RECORDS SHOWN

* BEGIN *

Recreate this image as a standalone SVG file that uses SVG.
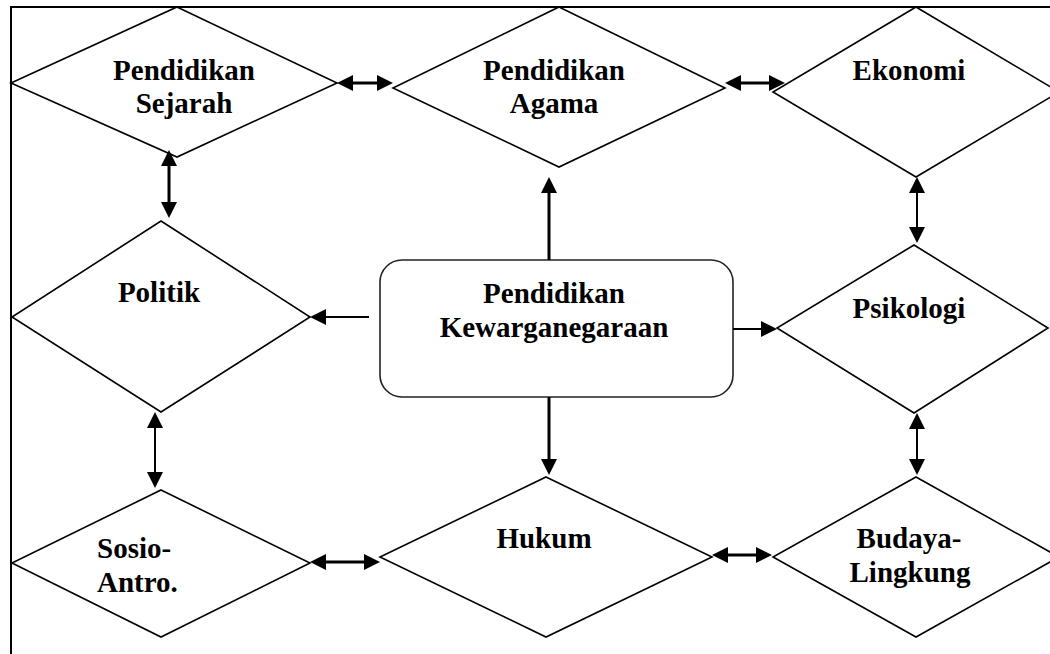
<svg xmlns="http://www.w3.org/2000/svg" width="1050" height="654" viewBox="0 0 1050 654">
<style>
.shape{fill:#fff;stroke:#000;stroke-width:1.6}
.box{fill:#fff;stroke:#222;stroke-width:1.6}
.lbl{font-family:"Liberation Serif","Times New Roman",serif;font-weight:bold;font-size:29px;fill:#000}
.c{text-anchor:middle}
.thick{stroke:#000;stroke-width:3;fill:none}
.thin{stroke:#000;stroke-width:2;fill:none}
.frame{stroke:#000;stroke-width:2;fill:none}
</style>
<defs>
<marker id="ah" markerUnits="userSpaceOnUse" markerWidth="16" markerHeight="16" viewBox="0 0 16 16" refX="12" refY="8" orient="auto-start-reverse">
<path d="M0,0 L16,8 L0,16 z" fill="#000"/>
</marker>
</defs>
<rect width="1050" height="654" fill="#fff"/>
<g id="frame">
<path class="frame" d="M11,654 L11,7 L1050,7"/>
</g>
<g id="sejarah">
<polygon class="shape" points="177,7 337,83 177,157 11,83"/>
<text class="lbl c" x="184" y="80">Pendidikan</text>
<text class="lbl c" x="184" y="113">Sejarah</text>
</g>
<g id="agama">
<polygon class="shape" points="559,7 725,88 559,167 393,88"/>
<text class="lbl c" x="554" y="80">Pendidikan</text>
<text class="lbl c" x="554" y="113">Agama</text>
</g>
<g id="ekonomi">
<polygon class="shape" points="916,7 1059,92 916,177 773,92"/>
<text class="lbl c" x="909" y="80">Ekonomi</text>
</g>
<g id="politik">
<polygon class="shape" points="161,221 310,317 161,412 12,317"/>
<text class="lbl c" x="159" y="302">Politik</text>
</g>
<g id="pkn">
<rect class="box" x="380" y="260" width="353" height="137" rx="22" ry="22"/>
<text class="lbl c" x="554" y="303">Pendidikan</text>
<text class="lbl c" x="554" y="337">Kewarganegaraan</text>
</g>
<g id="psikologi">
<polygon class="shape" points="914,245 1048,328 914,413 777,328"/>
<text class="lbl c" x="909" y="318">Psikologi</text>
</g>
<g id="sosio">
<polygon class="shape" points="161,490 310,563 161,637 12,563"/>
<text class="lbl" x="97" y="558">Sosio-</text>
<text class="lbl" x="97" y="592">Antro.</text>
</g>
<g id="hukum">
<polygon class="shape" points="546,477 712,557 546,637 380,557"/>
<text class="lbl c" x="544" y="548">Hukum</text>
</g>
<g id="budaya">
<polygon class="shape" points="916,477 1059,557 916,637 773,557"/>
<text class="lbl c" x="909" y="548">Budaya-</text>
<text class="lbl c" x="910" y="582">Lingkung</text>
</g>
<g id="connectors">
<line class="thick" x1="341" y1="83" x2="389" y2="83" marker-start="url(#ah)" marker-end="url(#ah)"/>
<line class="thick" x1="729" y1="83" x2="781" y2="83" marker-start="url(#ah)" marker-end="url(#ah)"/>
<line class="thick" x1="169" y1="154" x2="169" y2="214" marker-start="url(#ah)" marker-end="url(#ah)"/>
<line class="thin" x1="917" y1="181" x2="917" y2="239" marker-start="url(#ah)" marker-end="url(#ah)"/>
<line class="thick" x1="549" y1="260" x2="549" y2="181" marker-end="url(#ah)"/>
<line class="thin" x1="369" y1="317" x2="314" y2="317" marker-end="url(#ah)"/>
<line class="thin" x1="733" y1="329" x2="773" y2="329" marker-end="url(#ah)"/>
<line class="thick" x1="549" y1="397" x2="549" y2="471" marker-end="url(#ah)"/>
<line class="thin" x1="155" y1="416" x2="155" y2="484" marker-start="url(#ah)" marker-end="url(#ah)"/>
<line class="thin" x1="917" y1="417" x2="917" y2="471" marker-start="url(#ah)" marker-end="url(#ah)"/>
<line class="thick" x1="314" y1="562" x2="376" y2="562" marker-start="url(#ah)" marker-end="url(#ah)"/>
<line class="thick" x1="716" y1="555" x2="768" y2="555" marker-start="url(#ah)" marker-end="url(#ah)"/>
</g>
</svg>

* END *
* BEGIN *

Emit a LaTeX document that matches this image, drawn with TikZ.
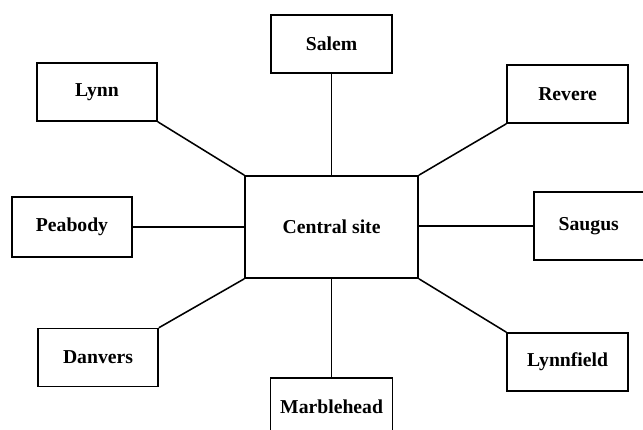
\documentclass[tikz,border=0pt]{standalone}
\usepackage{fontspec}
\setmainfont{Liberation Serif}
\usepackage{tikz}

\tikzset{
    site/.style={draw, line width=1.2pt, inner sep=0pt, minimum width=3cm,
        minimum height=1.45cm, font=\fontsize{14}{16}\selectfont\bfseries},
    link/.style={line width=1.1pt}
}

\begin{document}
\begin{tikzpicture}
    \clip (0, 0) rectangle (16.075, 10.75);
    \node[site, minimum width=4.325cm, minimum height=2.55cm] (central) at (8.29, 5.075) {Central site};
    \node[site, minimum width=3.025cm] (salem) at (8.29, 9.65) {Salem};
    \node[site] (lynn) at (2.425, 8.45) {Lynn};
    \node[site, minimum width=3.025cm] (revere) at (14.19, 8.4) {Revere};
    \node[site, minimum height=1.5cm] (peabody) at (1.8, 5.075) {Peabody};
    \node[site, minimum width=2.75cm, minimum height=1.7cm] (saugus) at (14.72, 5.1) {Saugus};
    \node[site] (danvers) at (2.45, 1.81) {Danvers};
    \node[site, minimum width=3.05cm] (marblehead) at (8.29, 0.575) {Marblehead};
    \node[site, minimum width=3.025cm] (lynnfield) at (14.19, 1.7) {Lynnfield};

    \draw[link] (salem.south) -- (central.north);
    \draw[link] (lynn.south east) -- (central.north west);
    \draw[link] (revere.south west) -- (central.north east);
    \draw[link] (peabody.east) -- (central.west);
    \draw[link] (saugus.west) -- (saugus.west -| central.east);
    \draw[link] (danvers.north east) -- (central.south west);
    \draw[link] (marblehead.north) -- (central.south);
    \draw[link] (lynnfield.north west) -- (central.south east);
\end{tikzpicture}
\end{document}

* END *
* BEGIN *

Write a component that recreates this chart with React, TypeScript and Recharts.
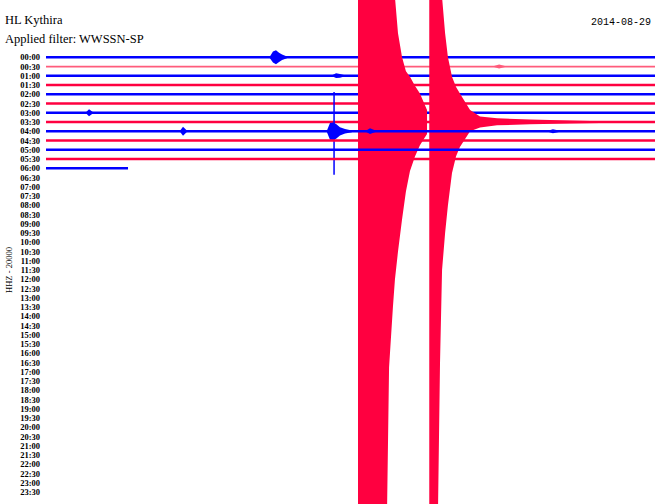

* END *

Show every line where the string "image" appears.

Recreate this image as a standalone SVG file that uses SVG.
Emit a LaTeX document that matches this image, drawn with TikZ.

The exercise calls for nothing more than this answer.